— BEGIN Data lines —

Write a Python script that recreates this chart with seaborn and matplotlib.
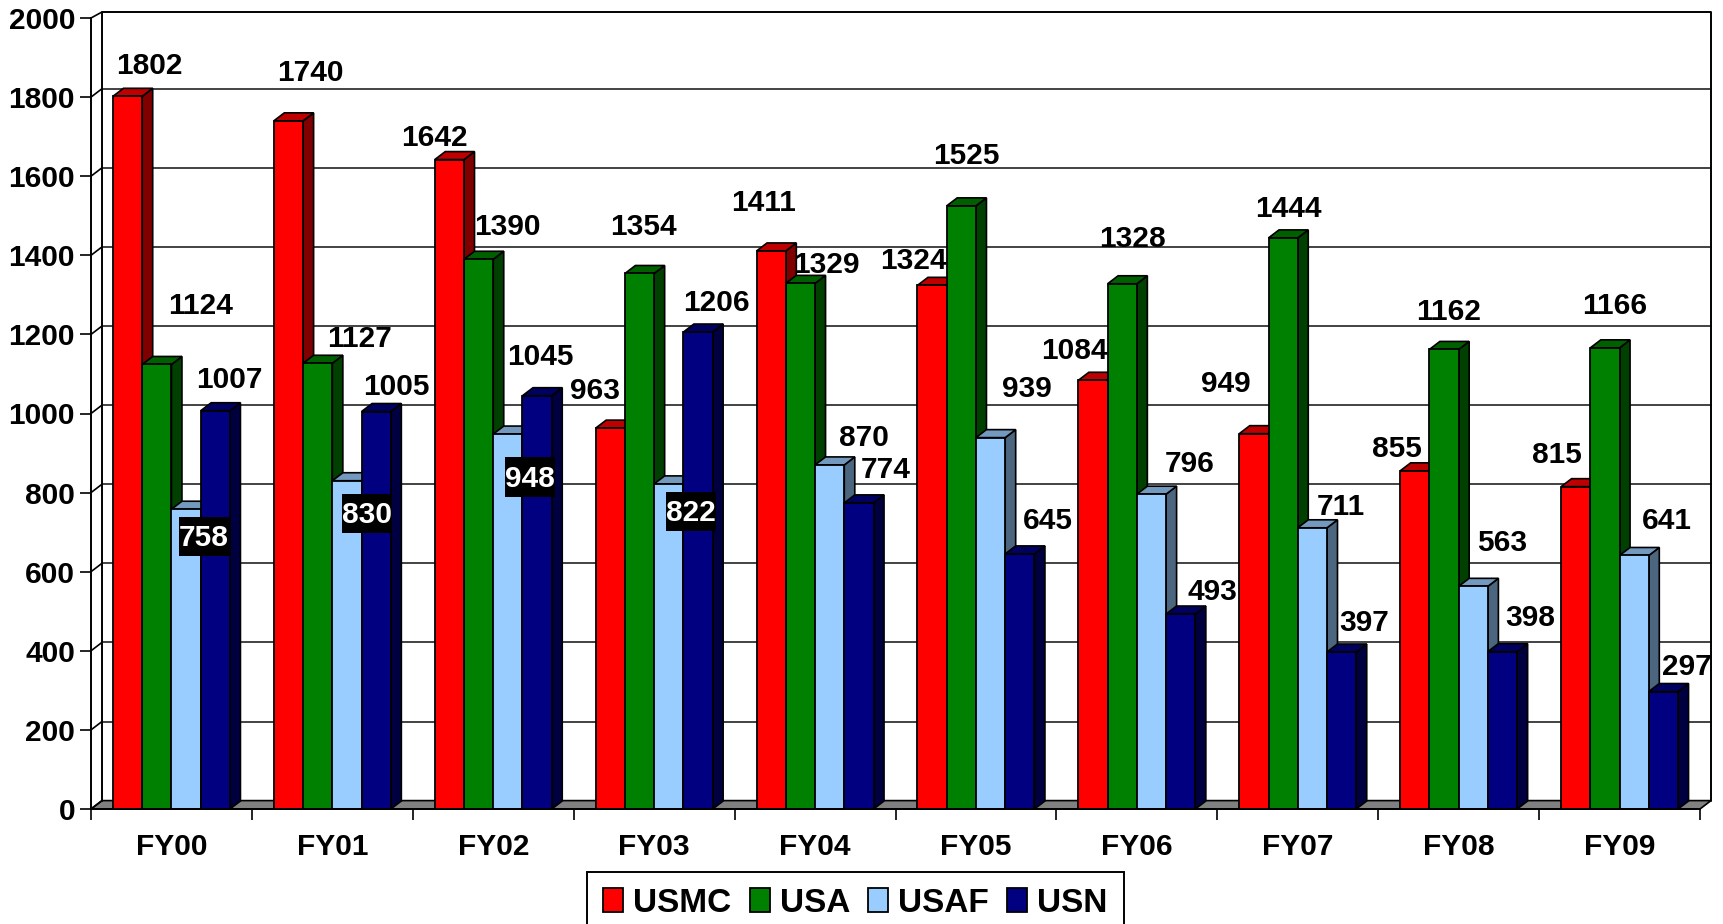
# ==============================================================
# plot.py
# Fake-3D clustered bars by branch and fiscal year
# ==============================================================

import numpy as np
import pandas as pd
import matplotlib
matplotlib.use("Agg")
import matplotlib.pyplot as plt
from matplotlib.patches import Polygon, Rectangle
from matplotlib.colors import to_rgb
import seaborn as sns

# ==============================================================
# Data
# ==============================================================
years = ["FY00", "FY01", "FY02", "FY03", "FY04", "FY05", "FY06", "FY07", "FY08", "FY09"]
branches = ["USMC", "USA", "USAF", "USN"]
usmc = [1802, 1740, 1642, 963, 1411, 1324, 1084, 949, 855, 815]
usa = [1124, 1127, 1390, 1354, 1329, 1525, 1328, 1444, 1162, 1166]
usaf = [758, 830, 948, 822, 870, 939, 796, 711, 563, 641]
usn = [1007, 1005, 1045, 1206, 774, 645, 493, 397, 398, 297]
y_ticks = list(range(0, 2001, 200))

# ==============================================================
# Hand-placed label centres, pixels of the reference
# ==============================================================
usmc_lbl = [(149, 66), (310, 73), (434, 138), (595, 391), (764, 203), (913, 261), (1074, 351), (1226, 384), (1397, 449), (1557, 455)]
usa_lbl = [(201, 306), (360, 339), (507, 227), (643, 227), (826, 265), (966, 156), (1132, 239), (1288, 209), (1449, 312), (1615, 306)]
usaf_lbl = [(204, 536), (367, 513), (530, 477), (691, 511), (864, 438), (1027, 389), (1190, 464), (1341, 507), (1502, 543), (1667, 521)]
usn_lbl = [(229, 380), (396, 387), (540, 357), (716, 303), (886, 470), (1048, 521), (1212, 592), (1364, 623), (1530, 618), (1687, 667)]
boxed_labels = {758, 830, 948, 822}

W, H = 1723, 924
AX_L, AX_R, AX_B, AX_T = 91, 1700, 809, 18
DEPTH_X, DEPTH_Y = 11, 8.4  # back wall offset, pixels
WALL_TOP_DY = 6  # the wall's top edge sits a bit lower than the gridline spacing says
BAR_DX, BAR_DY = 10.5, 8  # bar depth, pixels
BOX_H = 39  # height of the black label boxes, pixels
BOX_TEXT_DY = 2  # digits sit slightly low in their boxes

colors = ["#FF0000", "#008000", "#99CCFF", "#000080"]
FONT = 21.5

sns.set_style("white")
plt.rcParams["font.family"] = ["Liberation Sans", "DejaVu Sans"]
plt.rcParams["font.weight"] = "bold"
plt.rcParams["text.color"] = "black"
plt.rcParams["xtick.color"] = "black"
plt.rcParams["ytick.color"] = "black"

series = [usmc, usa, usaf, usn]
df = pd.DataFrame({
    "year": np.tile(years, len(branches)),
    "branch": np.repeat(branches, len(years)),
    "value": np.concatenate(series),
})

fig = plt.figure(figsize=(W / 100, H / 100), dpi=100)
ax = fig.add_axes([AX_L / W, 1 - AX_B / H, (AX_R - AX_L) / W, (AX_B - AX_T) / H])

sns.barplot(data=df, x="year", y="value", hue="branch", order=years, hue_order=branches,
            palette=colors, saturation=1, width=0.727, gap=0, edgecolor="black",
            linewidth=1.3, err_kws={"linewidth": 0}, ax=ax)

ax.set_xlim(-0.5, len(years) - 0.5)
ax.set_ylim(0, 2000)
ax.set_xlabel("")
ax.set_ylabel("")

# pixel -> data scale factors
px_x = len(years) / (AX_R - AX_L)
px_y = 2000 / (AX_B - AX_T)
wall_dx, wall_dy = DEPTH_X * px_x, DEPTH_Y * px_y
wall_top = 2000 + WALL_TOP_DY * px_y
bar_dx, bar_dy = BAR_DX * px_x, BAR_DY * px_y

# ==============================================================
# Back wall, floor and gridlines
# ==============================================================
x0, x1 = -0.5, len(years) - 0.5
ax.add_patch(Polygon([(x0, 0), (x0 + wall_dx, wall_dy), (x1 + wall_dx, wall_dy), (x1, 0)],
                     closed=True, facecolor="#808080", edgecolor="black", linewidth=1.2,
                     clip_on=False, zorder=1))
for t in y_ticks:
    top_y = wall_top if t == y_ticks[-1] else t + wall_dy
    ax.plot([x0, x0 + wall_dx], [t, top_y], color="black", lw=1.2, clip_on=False, zorder=1)
    if 0 < t < y_ticks[-1]:
        ax.plot([x0 + wall_dx, x1 + wall_dx], [top_y] * 2, color="#222222", lw=1.2,
                clip_on=False, zorder=1)
ax.plot([x0 + wall_dx, x0 + wall_dx, x1 + wall_dx, x1 + wall_dx],
        [wall_dy, wall_top, wall_top, wall_dy],
        color="black", lw=1.4, clip_on=False, zorder=1.5)

# ==============================================================
# Bar sides and tops, taken from the bars seaborn drew
# ==============================================================
for j, cont in enumerate(ax.containers):
    base = np.array(to_rgb(colors[j]))
    for i, bar in enumerate(cont):
        left, w, top = bar.get_x(), bar.get_width(), bar.get_height()
        z = 3 + i * 4 + j
        bar.set_zorder(z + 0.2)
        ax.add_patch(Polygon([(left + w, 0), (left + w + bar_dx, bar_dy),
                              (left + w + bar_dx, top + bar_dy), (left + w, top)],
                             closed=True, facecolor=base * 0.5, edgecolor="black",
                             linewidth=1.2, clip_on=False, zorder=z + 0.1))
        ax.add_patch(Polygon([(left, top), (left + bar_dx, top + bar_dy),
                              (left + w + bar_dx, top + bar_dy), (left + w, top)],
                             closed=True, facecolor=base * 0.75, edgecolor="black",
                             linewidth=1.2, clip_on=False, zorder=z + 0.1))

# ==============================================================
# Axes, ticks
# ==============================================================
sns.despine(ax=ax, top=True, right=True)
for side in ["left", "bottom"]:
    ax.spines[side].set_color("black")
    ax.spines[side].set_linewidth(1.4)
    ax.spines[side].set_zorder(100)

ax.set_yticks(y_ticks)
ax.set_yticklabels([str(t) for t in y_ticks], fontsize=FONT, fontweight="bold")
ax.tick_params(axis="y", length=8, width=1.2, pad=3.5, left=True, color="black")
ax.set_xticks(range(len(years)))
ax.set_xticklabels(years, fontsize=FONT, fontweight="bold")
ax.set_xticks(np.arange(len(years) + 1) - 0.5, minor=True)
ax.tick_params(axis="x", which="major", length=0, pad=17)
ax.tick_params(axis="x", which="minor", length=8, width=1.2, bottom=True, color="black")

# ==============================================================
# Value labels
# ==============================================================
renderer = fig.canvas.get_renderer()
for values, spots in zip(series, [usmc_lbl, usa_lbl, usaf_lbl, usn_lbl]):
    for val, (px, py) in zip(values, spots):
        boxed = val in boxed_labels and values is usaf
        text_y = py + BOX_TEXT_DY if boxed else py
        txt = fig.text(px / W, 1 - text_y / H, str(val), ha="center", va="center", fontsize=FONT,
                       fontweight="bold", color="white" if boxed else "black", zorder=5)
        if boxed:
            # box hugs the digits sideways, but is taller than them
            ext = txt.get_window_extent(renderer)
            fig.add_artist(Rectangle((ext.x0 / W, 1 - (py + BOX_H / 2) / H), ext.width / W, BOX_H / H,
                                     transform=fig.transFigure, facecolor="black",
                                     edgecolor="none", zorder=4))

# ==============================================================
# Legend
# ==============================================================
leg = ax.legend(loc="center", bbox_to_anchor=(855.5 / W, 1 - 903 / H), bbox_transform=fig.transFigure,
                ncol=4, frameon=True, fancybox=False, edgecolor="black", facecolor="white",
                framealpha=1, prop={"size": 24, "weight": "bold"}, handlelength=0.6,
                handleheight=0.7, handletextpad=0.3, columnspacing=0.55, borderpad=0.48,
                borderaxespad=0)
leg.get_frame().set_linewidth(1.4)
leg.set_zorder(200)
for h in leg.get_patches():
    h.set_edgecolor("black")
    h.set_linewidth(1.3)

fig.savefig("out.png", dpi=100)
plt.close(fig)
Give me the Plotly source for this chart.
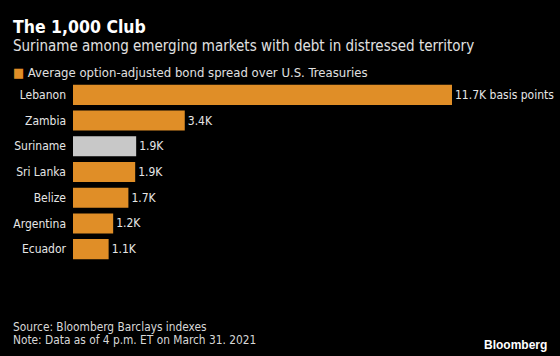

— END Data lines —

• [Work to complete] Repeat only the lines from the beginning of the material through the line containing "y_ticks = list(range(0, 2001, 200))", both ends kept, leaving pictures out.

• [Exercise solution]
Write a Python script that recreates this chart with seaborn and matplotlib.
# ==============================================================
# plot.py
# Fake-3D clustered bars by branch and fiscal year
# ==============================================================

import numpy as np
import pandas as pd
import matplotlib
matplotlib.use("Agg")
import matplotlib.pyplot as plt
from matplotlib.patches import Polygon, Rectangle
from matplotlib.colors import to_rgb
import seaborn as sns

# ==============================================================
# Data
# ==============================================================
years = ["FY00", "FY01", "FY02", "FY03", "FY04", "FY05", "FY06", "FY07", "FY08", "FY09"]
branches = ["USMC", "USA", "USAF", "USN"]
usmc = [1802, 1740, 1642, 963, 1411, 1324, 1084, 949, 855, 815]
usa = [1124, 1127, 1390, 1354, 1329, 1525, 1328, 1444, 1162, 1166]
usaf = [758, 830, 948, 822, 870, 939, 796, 711, 563, 641]
usn = [1007, 1005, 1045, 1206, 774, 645, 493, 397, 398, 297]
y_ticks = list(range(0, 2001, 200))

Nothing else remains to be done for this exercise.